> [Requirements] Only lines with the string "this" matter here; gather them from the material below.

> [Record excerpts]
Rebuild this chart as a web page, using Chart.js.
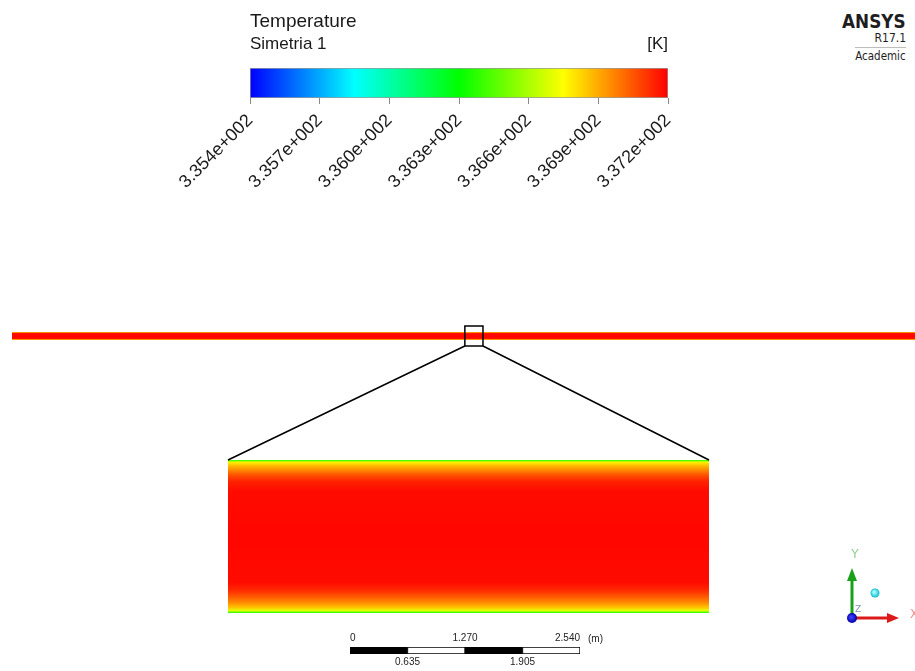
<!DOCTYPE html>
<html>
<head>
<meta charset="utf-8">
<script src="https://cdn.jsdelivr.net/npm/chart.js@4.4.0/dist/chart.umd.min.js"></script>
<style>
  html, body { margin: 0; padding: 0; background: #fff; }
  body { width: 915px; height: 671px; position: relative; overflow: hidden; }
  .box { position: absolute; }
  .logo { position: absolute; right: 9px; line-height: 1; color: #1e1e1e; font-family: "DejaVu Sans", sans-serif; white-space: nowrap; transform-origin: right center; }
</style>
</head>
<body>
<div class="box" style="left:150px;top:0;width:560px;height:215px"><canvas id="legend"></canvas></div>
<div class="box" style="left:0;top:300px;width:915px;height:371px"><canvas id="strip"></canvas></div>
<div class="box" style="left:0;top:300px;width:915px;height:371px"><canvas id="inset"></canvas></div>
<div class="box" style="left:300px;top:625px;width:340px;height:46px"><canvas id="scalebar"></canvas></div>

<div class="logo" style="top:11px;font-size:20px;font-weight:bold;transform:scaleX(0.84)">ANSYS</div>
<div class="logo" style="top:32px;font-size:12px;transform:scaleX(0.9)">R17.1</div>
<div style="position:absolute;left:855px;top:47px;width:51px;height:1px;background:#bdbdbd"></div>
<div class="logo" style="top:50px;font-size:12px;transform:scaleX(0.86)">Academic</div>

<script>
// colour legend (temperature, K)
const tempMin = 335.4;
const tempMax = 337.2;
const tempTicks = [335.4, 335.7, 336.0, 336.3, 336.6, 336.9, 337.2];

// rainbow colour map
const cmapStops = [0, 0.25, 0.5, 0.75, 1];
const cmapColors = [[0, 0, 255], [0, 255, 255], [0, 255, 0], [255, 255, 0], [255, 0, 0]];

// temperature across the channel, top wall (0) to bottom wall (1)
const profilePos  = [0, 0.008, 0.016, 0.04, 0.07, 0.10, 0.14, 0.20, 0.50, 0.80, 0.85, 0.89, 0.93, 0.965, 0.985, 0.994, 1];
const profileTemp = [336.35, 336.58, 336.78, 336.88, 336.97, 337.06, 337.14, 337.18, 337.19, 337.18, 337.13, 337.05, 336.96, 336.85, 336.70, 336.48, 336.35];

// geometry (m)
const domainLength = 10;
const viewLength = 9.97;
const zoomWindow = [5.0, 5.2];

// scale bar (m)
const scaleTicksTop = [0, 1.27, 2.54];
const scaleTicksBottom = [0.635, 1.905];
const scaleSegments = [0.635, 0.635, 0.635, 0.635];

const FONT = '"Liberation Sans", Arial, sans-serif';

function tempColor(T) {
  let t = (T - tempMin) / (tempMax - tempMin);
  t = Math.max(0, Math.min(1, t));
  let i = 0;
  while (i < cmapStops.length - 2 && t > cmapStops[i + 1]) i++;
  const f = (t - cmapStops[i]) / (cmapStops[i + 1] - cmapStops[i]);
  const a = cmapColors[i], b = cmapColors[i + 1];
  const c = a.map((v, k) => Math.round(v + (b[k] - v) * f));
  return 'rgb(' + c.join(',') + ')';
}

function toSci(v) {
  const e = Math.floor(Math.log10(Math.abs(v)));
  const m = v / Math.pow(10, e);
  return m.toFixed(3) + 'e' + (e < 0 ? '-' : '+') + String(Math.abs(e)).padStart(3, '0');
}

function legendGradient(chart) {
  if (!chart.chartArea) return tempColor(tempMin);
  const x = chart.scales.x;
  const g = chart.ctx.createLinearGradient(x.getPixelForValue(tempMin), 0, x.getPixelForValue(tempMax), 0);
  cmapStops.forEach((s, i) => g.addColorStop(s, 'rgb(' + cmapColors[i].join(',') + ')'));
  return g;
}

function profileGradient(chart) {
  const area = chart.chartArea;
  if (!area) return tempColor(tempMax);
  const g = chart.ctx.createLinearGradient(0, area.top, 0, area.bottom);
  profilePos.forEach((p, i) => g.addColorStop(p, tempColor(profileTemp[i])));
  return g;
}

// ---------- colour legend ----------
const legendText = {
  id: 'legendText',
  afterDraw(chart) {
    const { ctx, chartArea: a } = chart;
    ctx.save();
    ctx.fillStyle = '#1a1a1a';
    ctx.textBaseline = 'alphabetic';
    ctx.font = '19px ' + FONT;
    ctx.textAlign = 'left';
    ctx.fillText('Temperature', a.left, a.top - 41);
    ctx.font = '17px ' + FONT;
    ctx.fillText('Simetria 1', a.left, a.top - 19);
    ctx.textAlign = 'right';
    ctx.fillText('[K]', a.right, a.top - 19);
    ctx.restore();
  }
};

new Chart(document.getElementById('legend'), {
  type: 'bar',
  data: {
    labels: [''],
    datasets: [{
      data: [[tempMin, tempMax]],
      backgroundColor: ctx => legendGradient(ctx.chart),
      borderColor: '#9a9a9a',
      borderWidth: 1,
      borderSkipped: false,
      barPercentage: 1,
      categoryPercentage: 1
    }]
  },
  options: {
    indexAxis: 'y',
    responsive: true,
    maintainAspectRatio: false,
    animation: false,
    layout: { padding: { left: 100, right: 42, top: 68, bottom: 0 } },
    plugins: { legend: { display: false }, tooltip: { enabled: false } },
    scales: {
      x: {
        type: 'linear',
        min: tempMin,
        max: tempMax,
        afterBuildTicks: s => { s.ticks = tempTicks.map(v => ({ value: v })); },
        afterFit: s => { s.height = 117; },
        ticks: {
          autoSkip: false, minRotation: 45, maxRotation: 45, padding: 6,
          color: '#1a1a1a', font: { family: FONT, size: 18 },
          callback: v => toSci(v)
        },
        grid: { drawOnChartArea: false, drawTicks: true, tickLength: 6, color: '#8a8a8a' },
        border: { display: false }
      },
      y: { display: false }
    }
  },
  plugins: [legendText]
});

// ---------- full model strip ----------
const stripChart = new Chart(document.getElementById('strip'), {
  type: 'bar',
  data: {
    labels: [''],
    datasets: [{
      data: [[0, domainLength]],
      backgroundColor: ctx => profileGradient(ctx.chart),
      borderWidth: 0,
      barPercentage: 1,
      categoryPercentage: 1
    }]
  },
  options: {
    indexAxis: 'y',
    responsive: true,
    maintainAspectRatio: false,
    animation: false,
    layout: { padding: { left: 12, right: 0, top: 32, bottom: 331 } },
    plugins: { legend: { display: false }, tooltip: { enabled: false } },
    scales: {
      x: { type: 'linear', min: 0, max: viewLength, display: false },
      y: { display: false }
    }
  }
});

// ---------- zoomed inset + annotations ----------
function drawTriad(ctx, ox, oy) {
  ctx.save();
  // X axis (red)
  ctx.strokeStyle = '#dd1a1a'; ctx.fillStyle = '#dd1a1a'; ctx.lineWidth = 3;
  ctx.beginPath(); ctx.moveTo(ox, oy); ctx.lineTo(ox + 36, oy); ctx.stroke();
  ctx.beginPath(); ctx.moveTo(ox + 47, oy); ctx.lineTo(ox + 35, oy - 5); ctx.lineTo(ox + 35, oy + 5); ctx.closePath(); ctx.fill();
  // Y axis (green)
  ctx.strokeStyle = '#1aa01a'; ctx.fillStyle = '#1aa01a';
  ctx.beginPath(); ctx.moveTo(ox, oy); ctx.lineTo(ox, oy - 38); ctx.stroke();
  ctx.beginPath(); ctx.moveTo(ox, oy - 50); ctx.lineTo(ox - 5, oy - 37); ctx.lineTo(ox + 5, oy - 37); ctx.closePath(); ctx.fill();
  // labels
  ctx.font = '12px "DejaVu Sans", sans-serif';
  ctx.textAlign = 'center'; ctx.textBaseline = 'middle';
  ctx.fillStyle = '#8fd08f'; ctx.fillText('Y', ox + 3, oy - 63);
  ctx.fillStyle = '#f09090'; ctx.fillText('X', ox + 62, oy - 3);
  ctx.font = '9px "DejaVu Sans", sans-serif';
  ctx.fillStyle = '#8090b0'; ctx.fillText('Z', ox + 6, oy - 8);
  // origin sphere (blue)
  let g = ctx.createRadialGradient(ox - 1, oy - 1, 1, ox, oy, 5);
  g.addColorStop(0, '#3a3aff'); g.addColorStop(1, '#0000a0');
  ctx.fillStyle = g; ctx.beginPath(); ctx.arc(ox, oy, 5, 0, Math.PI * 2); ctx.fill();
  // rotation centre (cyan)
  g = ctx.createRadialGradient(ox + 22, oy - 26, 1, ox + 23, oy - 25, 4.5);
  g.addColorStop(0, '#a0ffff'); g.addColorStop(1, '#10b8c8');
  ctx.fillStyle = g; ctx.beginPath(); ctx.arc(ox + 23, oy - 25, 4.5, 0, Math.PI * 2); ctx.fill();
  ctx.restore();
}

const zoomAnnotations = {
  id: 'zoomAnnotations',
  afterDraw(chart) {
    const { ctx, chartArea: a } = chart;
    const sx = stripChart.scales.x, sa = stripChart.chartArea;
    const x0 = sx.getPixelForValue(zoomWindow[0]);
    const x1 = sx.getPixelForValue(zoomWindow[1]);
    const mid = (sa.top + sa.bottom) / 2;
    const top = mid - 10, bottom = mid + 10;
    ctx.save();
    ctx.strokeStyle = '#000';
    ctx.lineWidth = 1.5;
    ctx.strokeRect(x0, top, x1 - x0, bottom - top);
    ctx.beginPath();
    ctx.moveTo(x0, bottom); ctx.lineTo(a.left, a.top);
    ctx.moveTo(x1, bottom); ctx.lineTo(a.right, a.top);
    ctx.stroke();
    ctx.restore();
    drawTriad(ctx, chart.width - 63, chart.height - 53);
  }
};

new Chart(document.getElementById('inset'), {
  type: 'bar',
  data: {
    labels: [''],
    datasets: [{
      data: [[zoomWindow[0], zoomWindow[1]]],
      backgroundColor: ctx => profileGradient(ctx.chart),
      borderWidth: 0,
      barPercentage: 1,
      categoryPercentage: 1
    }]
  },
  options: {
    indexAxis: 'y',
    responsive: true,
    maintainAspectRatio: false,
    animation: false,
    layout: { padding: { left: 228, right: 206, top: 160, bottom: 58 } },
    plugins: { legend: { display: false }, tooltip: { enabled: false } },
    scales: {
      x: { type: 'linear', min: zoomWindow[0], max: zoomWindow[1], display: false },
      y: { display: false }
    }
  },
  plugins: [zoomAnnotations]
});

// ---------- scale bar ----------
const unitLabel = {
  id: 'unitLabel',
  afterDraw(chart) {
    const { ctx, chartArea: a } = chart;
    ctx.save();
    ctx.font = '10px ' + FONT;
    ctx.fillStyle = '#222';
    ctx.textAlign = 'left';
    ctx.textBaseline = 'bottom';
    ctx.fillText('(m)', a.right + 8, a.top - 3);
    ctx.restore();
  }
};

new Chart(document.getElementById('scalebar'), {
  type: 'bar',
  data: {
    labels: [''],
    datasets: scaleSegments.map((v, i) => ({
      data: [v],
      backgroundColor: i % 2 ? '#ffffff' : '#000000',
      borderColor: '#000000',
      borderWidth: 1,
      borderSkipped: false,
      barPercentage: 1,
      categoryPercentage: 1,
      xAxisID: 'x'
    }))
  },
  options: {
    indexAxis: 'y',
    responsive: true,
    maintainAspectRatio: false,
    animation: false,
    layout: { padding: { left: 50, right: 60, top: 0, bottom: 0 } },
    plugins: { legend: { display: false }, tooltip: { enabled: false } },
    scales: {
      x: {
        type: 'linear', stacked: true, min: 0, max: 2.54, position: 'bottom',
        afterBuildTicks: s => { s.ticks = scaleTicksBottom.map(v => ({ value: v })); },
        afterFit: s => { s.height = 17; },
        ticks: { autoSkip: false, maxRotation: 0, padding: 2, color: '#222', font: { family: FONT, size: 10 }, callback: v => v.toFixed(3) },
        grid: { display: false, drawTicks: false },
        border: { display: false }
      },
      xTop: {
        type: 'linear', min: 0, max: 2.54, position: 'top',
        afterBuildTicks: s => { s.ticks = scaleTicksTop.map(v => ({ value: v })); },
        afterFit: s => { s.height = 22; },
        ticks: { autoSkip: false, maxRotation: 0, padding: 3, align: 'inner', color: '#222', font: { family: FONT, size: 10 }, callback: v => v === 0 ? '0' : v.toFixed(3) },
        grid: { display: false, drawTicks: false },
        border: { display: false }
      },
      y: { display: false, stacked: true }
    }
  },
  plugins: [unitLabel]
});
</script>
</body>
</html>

* * *

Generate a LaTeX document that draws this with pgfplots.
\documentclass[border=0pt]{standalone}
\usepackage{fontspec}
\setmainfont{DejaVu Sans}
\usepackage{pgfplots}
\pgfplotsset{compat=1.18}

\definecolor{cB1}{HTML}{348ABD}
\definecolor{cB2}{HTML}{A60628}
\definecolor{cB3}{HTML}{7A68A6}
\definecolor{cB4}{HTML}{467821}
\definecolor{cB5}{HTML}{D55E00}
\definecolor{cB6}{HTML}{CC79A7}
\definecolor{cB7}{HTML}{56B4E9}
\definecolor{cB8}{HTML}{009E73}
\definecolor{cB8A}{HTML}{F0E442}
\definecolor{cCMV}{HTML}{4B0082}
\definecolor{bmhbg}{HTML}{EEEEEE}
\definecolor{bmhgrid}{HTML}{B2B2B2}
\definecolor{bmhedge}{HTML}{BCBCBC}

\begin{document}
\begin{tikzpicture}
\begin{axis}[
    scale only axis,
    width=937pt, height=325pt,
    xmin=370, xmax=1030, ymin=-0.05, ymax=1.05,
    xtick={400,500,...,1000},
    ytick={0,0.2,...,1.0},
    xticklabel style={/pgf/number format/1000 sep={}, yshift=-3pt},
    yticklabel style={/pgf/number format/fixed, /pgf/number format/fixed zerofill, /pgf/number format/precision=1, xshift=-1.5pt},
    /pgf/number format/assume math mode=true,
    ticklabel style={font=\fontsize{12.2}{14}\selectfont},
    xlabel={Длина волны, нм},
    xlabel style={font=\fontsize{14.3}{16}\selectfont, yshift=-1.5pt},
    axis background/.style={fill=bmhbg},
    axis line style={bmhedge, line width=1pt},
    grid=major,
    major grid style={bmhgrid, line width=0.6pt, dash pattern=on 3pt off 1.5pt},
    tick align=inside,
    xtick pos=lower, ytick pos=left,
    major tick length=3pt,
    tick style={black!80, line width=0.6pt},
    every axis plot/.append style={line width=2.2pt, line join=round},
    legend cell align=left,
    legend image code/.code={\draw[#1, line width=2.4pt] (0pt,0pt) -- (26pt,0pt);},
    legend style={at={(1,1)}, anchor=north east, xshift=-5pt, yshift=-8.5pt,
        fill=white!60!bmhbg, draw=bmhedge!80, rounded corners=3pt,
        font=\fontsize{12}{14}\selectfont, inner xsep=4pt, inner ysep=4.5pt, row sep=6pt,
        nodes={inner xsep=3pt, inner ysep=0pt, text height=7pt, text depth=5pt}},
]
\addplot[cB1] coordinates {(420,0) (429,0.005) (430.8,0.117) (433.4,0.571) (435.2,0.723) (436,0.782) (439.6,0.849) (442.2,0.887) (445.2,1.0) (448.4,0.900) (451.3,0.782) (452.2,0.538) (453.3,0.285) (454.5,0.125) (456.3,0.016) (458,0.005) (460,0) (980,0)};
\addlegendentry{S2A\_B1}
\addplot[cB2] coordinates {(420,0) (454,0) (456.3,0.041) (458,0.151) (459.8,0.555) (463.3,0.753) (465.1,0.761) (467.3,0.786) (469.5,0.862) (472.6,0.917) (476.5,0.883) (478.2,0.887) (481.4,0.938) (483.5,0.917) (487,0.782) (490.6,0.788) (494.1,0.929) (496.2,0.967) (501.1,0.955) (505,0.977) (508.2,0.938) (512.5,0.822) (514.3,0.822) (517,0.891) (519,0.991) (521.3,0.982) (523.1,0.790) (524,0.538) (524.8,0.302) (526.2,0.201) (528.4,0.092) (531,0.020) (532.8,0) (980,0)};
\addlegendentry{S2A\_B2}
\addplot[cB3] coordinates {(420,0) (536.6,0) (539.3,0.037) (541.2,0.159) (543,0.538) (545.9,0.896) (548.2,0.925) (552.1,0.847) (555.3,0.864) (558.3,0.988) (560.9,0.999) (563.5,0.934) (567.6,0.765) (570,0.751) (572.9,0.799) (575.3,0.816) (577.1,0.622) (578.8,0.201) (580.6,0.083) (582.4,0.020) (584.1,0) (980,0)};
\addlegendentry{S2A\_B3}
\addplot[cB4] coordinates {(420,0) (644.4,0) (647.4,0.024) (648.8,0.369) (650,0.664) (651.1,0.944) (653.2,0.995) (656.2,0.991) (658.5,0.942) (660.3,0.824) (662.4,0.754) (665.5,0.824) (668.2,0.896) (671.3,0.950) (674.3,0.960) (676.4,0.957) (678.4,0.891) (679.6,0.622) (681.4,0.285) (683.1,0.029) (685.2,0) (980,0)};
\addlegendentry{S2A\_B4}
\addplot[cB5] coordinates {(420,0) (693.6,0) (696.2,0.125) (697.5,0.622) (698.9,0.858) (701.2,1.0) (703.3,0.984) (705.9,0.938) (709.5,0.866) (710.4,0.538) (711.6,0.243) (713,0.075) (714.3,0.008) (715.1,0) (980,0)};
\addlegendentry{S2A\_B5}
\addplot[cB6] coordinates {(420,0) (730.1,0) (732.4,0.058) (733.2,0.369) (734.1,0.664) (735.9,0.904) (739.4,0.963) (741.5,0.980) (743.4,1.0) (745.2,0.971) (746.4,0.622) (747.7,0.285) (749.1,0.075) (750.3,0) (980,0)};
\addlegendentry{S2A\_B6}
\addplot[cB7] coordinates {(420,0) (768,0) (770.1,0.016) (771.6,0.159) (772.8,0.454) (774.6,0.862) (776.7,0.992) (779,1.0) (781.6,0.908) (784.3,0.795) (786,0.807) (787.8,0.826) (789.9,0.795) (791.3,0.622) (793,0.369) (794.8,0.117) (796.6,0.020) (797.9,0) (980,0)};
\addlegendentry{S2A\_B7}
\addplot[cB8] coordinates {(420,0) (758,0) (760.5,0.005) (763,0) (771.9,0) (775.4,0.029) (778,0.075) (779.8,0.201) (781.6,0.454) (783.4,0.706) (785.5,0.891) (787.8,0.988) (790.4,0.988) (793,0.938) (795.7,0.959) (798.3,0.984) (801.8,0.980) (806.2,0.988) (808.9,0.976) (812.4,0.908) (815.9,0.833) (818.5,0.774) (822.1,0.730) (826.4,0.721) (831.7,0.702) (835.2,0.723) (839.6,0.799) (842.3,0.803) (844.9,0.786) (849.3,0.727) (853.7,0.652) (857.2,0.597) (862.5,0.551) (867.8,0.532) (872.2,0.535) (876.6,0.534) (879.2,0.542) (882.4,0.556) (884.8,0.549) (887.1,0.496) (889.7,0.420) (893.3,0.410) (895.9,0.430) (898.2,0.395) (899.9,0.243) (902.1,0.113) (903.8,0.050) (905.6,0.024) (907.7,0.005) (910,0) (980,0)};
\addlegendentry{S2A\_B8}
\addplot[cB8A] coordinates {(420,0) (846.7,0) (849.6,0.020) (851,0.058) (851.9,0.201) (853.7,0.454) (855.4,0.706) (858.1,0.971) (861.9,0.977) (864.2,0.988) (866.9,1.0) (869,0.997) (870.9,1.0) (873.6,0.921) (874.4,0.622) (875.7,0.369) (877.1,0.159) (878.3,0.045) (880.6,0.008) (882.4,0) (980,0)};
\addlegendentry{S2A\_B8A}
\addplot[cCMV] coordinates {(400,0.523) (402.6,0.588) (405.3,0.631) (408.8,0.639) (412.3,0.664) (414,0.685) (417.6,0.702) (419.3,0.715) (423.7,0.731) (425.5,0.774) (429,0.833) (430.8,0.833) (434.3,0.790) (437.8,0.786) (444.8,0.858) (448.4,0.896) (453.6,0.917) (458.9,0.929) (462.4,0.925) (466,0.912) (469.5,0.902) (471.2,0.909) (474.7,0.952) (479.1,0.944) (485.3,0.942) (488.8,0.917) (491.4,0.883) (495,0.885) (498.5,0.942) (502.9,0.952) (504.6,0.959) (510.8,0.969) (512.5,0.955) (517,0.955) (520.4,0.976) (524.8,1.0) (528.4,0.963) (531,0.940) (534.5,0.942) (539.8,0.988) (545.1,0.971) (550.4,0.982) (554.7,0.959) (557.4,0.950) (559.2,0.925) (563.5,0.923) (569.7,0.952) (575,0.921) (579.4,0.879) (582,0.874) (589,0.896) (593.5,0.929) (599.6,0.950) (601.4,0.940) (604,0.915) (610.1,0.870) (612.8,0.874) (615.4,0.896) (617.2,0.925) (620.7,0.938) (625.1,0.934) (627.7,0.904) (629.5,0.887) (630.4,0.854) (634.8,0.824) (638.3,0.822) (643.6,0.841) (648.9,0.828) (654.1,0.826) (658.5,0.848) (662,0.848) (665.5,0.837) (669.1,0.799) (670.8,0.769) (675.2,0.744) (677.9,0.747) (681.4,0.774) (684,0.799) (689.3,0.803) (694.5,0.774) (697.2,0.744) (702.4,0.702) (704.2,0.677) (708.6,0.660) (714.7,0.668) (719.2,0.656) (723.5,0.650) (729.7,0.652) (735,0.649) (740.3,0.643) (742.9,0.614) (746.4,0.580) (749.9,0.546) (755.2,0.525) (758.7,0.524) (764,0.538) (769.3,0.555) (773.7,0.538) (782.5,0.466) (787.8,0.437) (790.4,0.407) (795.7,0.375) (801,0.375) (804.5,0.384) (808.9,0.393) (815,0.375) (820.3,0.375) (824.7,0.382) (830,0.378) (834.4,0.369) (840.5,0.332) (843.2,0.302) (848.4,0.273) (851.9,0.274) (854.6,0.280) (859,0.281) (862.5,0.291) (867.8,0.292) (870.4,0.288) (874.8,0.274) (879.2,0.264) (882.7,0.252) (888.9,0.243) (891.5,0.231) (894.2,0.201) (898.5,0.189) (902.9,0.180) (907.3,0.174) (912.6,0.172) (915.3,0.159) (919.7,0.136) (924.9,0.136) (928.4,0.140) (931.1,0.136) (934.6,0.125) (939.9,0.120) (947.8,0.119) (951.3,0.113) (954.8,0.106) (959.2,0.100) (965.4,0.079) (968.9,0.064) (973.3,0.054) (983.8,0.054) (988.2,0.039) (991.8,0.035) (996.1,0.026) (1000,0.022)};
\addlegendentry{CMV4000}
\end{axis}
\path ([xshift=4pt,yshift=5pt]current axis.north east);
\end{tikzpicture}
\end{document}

> [Answer]
Rebuild this chart as a web page, using Chart.js.
Generate a LaTeX document that draws this with pgfplots.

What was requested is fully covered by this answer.